• _PROBLEM_: Repeat exactly and only the lines from the line containing "Recreate this image" through the line containing "plt.rcParams['font.family'] = ['Liberation", both included.

• _RECORDED DATA_:
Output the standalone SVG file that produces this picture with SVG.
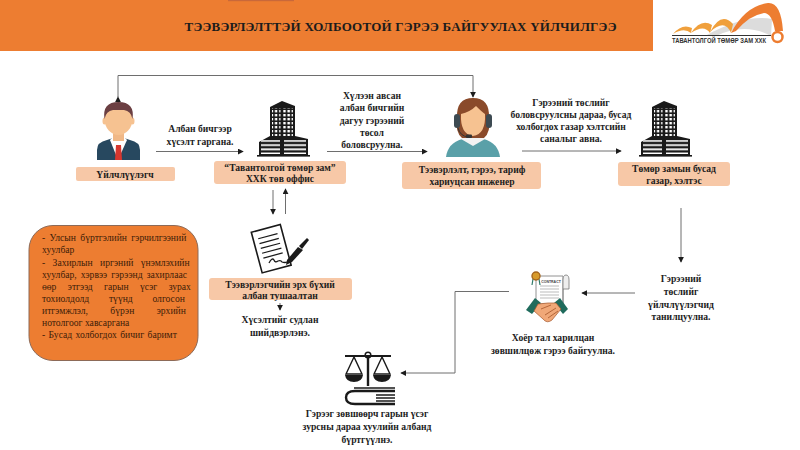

==

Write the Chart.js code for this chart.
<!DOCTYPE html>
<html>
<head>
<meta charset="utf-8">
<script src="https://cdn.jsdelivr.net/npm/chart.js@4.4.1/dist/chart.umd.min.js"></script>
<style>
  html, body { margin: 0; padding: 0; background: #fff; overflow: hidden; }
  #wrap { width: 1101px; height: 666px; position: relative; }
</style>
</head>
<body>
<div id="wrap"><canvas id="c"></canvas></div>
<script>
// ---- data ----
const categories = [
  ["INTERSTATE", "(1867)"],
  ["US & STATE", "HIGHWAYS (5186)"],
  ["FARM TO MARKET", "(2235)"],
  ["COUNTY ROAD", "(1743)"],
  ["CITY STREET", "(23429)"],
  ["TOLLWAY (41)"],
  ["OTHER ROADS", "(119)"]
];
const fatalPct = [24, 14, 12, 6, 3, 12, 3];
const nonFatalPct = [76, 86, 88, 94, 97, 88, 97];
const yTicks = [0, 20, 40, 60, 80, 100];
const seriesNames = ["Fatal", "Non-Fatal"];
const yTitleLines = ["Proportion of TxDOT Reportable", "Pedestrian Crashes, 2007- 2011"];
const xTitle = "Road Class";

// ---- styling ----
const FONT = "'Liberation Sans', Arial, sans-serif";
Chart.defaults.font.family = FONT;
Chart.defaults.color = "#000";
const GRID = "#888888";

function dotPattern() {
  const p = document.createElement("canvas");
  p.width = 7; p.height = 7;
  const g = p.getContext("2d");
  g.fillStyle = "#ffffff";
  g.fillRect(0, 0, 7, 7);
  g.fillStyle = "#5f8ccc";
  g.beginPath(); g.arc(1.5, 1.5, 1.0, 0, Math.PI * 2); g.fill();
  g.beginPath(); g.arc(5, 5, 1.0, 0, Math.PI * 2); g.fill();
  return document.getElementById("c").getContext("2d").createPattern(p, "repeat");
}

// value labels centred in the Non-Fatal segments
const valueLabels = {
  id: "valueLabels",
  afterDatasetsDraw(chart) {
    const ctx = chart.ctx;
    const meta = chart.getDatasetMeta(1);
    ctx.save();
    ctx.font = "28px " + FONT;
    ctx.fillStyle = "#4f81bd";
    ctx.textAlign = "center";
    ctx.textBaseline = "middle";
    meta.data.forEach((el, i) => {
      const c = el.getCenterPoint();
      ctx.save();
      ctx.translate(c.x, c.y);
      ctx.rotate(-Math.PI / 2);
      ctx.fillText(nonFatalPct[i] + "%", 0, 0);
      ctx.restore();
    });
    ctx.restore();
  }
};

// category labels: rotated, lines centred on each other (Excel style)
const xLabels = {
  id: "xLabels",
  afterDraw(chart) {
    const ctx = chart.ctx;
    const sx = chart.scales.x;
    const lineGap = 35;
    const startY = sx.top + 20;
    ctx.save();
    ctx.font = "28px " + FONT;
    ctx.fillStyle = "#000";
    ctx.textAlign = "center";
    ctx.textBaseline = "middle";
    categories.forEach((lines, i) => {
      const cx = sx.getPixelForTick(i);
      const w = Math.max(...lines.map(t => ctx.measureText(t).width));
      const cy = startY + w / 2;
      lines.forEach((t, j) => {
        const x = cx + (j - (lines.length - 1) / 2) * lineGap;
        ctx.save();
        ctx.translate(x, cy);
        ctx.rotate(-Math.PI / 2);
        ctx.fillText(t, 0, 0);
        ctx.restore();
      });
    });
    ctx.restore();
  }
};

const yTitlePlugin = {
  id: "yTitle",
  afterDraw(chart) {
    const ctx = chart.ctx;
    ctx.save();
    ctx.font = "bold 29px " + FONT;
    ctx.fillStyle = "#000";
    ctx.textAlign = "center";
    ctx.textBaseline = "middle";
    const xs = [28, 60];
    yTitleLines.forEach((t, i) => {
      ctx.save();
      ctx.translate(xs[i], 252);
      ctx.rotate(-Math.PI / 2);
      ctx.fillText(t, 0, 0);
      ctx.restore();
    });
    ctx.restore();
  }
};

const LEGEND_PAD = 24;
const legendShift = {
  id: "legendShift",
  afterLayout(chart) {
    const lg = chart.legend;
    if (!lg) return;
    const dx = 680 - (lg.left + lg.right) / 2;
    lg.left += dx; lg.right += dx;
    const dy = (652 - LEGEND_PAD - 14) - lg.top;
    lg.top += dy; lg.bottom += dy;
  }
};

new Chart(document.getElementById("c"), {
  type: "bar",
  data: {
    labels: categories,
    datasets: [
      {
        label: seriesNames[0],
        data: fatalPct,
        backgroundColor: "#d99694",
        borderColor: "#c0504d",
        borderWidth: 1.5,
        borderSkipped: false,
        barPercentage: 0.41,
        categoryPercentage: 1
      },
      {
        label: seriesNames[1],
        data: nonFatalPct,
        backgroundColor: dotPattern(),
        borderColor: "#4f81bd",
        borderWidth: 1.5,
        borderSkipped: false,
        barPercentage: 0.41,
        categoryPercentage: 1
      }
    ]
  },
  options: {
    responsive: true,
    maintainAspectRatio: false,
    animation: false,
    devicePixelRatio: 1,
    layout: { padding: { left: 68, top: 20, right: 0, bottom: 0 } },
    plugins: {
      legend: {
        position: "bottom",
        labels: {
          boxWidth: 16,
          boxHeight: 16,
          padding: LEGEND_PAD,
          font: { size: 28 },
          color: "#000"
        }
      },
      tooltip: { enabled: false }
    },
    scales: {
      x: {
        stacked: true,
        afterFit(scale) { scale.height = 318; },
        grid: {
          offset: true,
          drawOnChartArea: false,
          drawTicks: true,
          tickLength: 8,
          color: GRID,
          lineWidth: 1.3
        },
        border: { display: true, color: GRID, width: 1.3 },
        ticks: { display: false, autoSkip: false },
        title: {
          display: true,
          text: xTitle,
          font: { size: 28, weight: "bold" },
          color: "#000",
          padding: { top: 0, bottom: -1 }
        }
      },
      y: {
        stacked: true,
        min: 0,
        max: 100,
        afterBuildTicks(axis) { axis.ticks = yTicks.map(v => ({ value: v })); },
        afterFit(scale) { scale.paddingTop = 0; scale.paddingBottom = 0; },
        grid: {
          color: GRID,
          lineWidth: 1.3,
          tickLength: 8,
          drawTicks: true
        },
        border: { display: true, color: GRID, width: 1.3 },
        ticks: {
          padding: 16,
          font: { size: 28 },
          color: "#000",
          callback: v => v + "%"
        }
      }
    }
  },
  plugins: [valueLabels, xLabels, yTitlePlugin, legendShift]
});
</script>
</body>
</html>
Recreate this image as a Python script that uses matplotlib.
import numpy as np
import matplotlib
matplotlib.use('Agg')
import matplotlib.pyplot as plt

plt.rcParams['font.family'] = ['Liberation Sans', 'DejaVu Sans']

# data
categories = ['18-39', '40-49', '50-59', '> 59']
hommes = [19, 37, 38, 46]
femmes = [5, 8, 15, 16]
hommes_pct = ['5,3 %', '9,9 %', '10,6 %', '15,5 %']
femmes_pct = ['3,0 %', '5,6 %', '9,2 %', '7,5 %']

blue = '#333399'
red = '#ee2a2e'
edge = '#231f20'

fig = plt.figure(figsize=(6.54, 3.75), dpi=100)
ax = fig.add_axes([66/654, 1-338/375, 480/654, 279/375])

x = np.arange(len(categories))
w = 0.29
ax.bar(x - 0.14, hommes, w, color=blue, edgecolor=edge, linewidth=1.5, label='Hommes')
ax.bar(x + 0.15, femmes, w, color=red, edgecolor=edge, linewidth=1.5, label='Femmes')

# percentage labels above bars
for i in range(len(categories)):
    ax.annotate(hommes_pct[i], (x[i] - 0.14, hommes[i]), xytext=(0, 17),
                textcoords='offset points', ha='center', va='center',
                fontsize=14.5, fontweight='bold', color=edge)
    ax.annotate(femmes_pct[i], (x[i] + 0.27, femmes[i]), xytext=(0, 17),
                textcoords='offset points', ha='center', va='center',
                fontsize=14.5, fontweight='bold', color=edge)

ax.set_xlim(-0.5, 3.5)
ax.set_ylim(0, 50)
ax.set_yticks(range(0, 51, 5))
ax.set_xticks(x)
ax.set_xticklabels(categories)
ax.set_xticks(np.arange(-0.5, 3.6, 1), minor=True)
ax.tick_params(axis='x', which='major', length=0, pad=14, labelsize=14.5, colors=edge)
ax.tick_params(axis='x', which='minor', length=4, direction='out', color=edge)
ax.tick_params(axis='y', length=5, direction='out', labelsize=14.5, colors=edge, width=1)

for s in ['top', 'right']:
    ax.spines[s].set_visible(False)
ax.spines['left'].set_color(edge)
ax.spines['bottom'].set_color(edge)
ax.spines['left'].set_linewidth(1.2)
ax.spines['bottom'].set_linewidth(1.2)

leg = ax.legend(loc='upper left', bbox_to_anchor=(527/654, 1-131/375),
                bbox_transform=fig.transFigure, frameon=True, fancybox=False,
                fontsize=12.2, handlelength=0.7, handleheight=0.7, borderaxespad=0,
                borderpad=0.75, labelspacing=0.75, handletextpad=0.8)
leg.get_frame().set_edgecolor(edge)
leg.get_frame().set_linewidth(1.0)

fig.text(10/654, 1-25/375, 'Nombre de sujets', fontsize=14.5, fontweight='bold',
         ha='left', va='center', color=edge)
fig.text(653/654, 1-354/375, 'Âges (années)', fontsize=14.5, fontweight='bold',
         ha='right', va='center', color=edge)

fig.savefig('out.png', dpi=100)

• _EXERCISE RESULT_:
Recreate this image as a Python script that uses matplotlib.
import numpy as np
import matplotlib
matplotlib.use('Agg')
import matplotlib.pyplot as plt

plt.rcParams['font.family'] = ['Liberation Sans', 'DejaVu Sans']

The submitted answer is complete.